Foi no ápice do isolamento social que me deparei com a necessidade pulsante de romper com amarras antigas e dolorosas. Aqui está um relato desconfortável em primeira pessoa.
Ter como tema de estudo e trabalho as relações, há mais de 3 anos, me levou a entrar em contato com diversas configurações de relacionamentos e a questionar as minhas próprias práticas relacionais em muitas instâncias.
Entrei em contato com as construções machistas que servem de alicerce para a monogamia e até para muitas formas de vivenciar relacionamentos abertos. Tive conversas intermináveis e profundas com o meu parceiro sobre a nossa dinâmica, fiz e desfiz acordos, discuti com ele inúmeras vezes e, por fim, não nos encontramos no meio do caminho.
Não nos encontramos no meio do caminho porque, ao meu ver, não há liberdade em viver pela metade, em ser pela metade e em amar pela metade. Seguimos juntos nessa busca, ainda que ela precise acontecer individualmente.
Aprendi com Nana Miranda que a não-monogamia é sobre política, com a Amanda Palha que existem formas mais generosas de nos organizarmos socialmente e com a Anne Fonseca que é sim possível ter múltiplos afetos com profundidade.
Me debrucei sobre os saberes de mulheres potentes e revolucionárias. Revisitei as minhas sombras. Meu medo da solidão, de ser trocada, de ser esquecida. Eu estive 28 anos da minha vida mergulhada em um mar de medos. Medos que culminavam no ponto central: eu quero me sentir amada e aprendi que o amor é sinônimo de exclusividade, posse e controle.
E é interessante como querer me sentir amada andou de mãos dadas com a proibição de ser amada por mais de um parceiro por vez, não é? É uma dicotomia que só compreendi quando ouvi Geni Nuñes falar sobre a relação da monogamia com a lógica cristã, a partir da qual apenas podemos amar um deus ou seremos rejeitadas do paraíso.
Um longo percurso para confirmar minha suspeita sagitariana: a monogamia não faz sentido para mim. E também não faz para o meu parceiro. Mas abrir a relação para ele, com todo o peso que a nossa sociedade machista coloca sobre a sua masculinidade é ainda mais custoso.

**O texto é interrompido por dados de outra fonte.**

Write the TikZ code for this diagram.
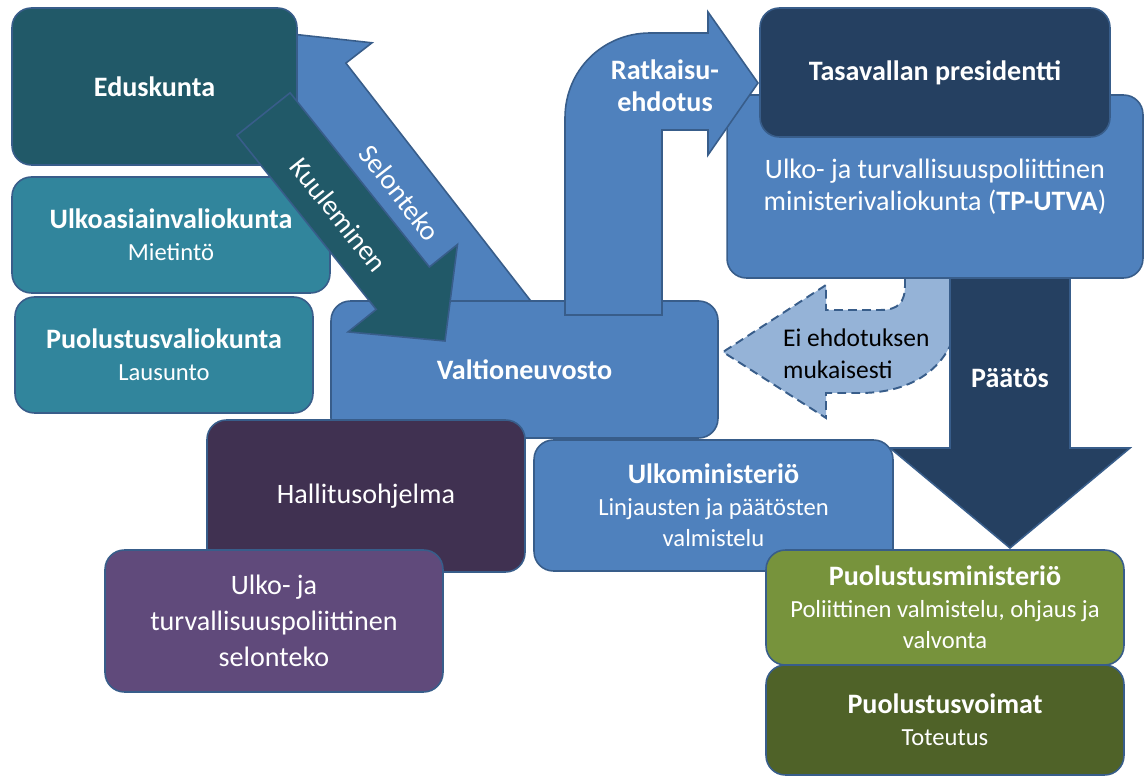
\documentclass[tikz,border=0pt]{standalone}
\usepackage{fontspec}
\setmainfont{Carlito}
\usetikzlibrary{positioning}
\definecolor{dteal}{RGB}{33,89,104}
\definecolor{mteal}{RGB}{49,133,156}
\definecolor{mblue}{RGB}{79,129,189}
\definecolor{lblue}{RGB}{149,179,215}
\definecolor{dnavy}{RGB}{37,64,97}
\definecolor{dpurple}{RGB}{64,49,81}
\definecolor{mpurple}{RGB}{96,74,123}
\definecolor{mgreen}{RGB}{119,147,60}
\definecolor{dgreen}{RGB}{79,98,40}
\definecolor{bord}{RGB}{56,93,138}
\newcommand{\subtxt}[1]{{\fontsize{14}{16}\selectfont #1}}

\begin{document}
\begin{tikzpicture}[
  x=0.02cm, y=-0.02cm,
  box/.style={rectangle, rounded corners=11pt, draw=bord, line width=0.9pt,
              text=white, align=center, inner sep=2pt,
              font=\fontsize{16}{18}\selectfont},
  blk/.style={draw=bord, line width=0.9pt, line join=miter},
  lab/.style={text=white, align=center, font=\fontsize{16}{18}\selectfont}
]
  \useasboundingbox (0,0) rectangle (1144,776);

  % Selonteko, behind Eduskunta
  \path[blk, fill=mblue] (542.3,315.8) -- (345.9,63.1) -- (372,42.8) -- (280.4,32.8)
    -- (267.7,123.9) -- (293.8,103.6) -- (490.2,356.3) -- cycle;
  \node[lab, rotate=-52] (sellab) at (400,193) {Selonteko};

  \node[box, fill=dteal, minimum width=5.7cm, minimum height=3.14cm] (edus)
    at (154.5,86.5) {\textbf{Eduskunta}};
  \node[box, fill=mblue, minimum width=7.74cm, minimum height=2.74cm] (vn)
    at (524.5,369.5) {\textbf{Valtioneuvosto}};

  \node[box, fill=mteal, minimum width=6.36cm, minimum height=2.32cm] (ulkova)
    at (171,235) {\textbf{Ulkoasiainvaliokunta}\\\subtxt{Mietintö}};
  \node[box, fill=mteal, minimum width=5.96cm, minimum height=2.32cm] (puolva)
    at (164,355) {\textbf{Puolustusvaliokunta}\\\subtxt{Lausunto}};

  % Kuuleminen
  \path[blk, fill=dteal] (236.9,135.2) -- (290.1,92.8) -- (429.4,267) -- (457.5,244.5)
    -- (445,341) -- (348.1,331.9) -- (376.2,309.4) -- cycle;
  \node[lab, rotate=-51.4] (kuullab) at (339,215) {Kuuleminen};

  % Ei ehdotuksen mukaisesti
  \path[blk, dashed, dash pattern=on 5pt off 3pt, line width=1.1pt, fill=lblue]
    (905,265) -- (905,285) .. controls (905,303) and (898,310) .. (880,310)
    -- (826,310) -- (826,285) -- (723,352) -- (826,418) -- (826,393) -- (860,393)
    .. controls (920,393) and (960,360) .. (960,300) -- (960,265) -- cycle;
  \node[anchor=west, align=left, font=\fontsize{14.5}{18}\selectfont] (eilab)
    at (777,354) {Ei ehdotuksen\\mukaisesti};

  % Paatos
  \path[blk, fill=dnavy] (950,265) -- (1070,265) -- (1070,448) -- (1130,448)
    -- (1010,548) -- (890,448) -- (950,448) -- cycle;
  \node[lab] (paatlab) at (1010,378) {\textbf{Päätös}};

  \node[box, fill=mblue, minimum width=8.32cm, minimum height=3.66cm] (utva)
    at (935,186.5) {Ulko- ja turvallisuuspoliittinen\\ministerivaliokunta (\textbf{TP-UTVA})};

  % Ratkaisuehdotus
  \path[blk, fill=mblue] (565,315) -- (565,118) .. controls (565,70) and (603,33) .. (650,33)
    -- (708,33) -- (708,12) -- (758,83) -- (708,155) -- (708,130) -- (662,130)
    -- (662,315) -- cycle;
  \node[lab] (ratklab) at (665,86) {\textbf{Ratkaisu-}\\\textbf{ehdotus}};

  \node[box, fill=dnavy, minimum width=7.0cm, minimum height=2.58cm] (tpr)
    at (935,72.5) {\textbf{Tasavallan presidentti}};

  \node[box, fill=mblue, minimum width=7.18cm, minimum height=2.62cm] (um)
    at (713.5,505.5) {\textbf{Ulkoministeriö}\\\subtxt{Linjausten ja päätösten}\\\subtxt{valmistelu}};
  \node[box, fill=dpurple, minimum width=6.36cm, minimum height=3.04cm] (hallitus)
    at (366,496) {Hallitusohjelma};
  \node[box, fill=mpurple, minimum width=6.76cm, minimum height=2.84cm,
        font=\fontsize{16}{20.5}\selectfont] (selbox)
    at (274,621) {Ulko- ja\\turvallisuuspoliittinen\\selonteko};

  \node[box, fill=dgreen, minimum width=7.16cm, minimum height=2.2cm] (pv)
    at (945,720) {\textbf{Puolustusvoimat}\\\subtxt{Toteutus}};
  \node[box, fill=mgreen, minimum width=7.16cm, minimum height=2.3cm] (pm)
    at (945,607.5) {\textbf{Puolustusministeriö}\\\subtxt{Poliittinen valmistelu, ohjaus ja}\\\subtxt{valvonta}};

\end{tikzpicture}
\end{document}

Eu tinha duas opções aparentes: manter a relação como estava e evitar a fadiga inerente das mudanças ou terminar uma parceria de 7 anos.
Escolhi uma terceira via. Uma via polêmica e cheia de incertezas. Olhei para os olhos do meu companheiro em uma noite gostosa e disse “eu te libero do nosso contrato de exclusividade, porque não faz mais sentido pra mim. Mas entendo que ainda não possa fazer o mesmo.”
Não, não quero incentivar mulher alguma a fazer o que eu fiz. Até porque esse é um lugar sensível e que pode facilmente virar uma desculpa para perpetuar comportamentos sexistas. Mas neste momento, é muito legítimo para mim.
Eu o liberei. Mas o fiz por mim. Não estou mais disposta a carregar tantos medos na minha bagagem. Quero abrir espaço para me sentir bem comigo mesma, para a autonomia afetiva, para a minha independência emocional. Quero me convidar para ver um filme numa sexta-feira à noite sem ficar com aquela sensação de que tem algo faltando, sabe?
Quero, acima de tudo, colocar a cabeça no travesseiro com a segurança de que estou fazendo parte da construção do mundo em que acredito. Quero romper minhas amarras e seguir escrevendo minha história nada romântica de amor. Enquanto esse acordo contemplar meus anseios, pretendo continuar. Só enquanto isso.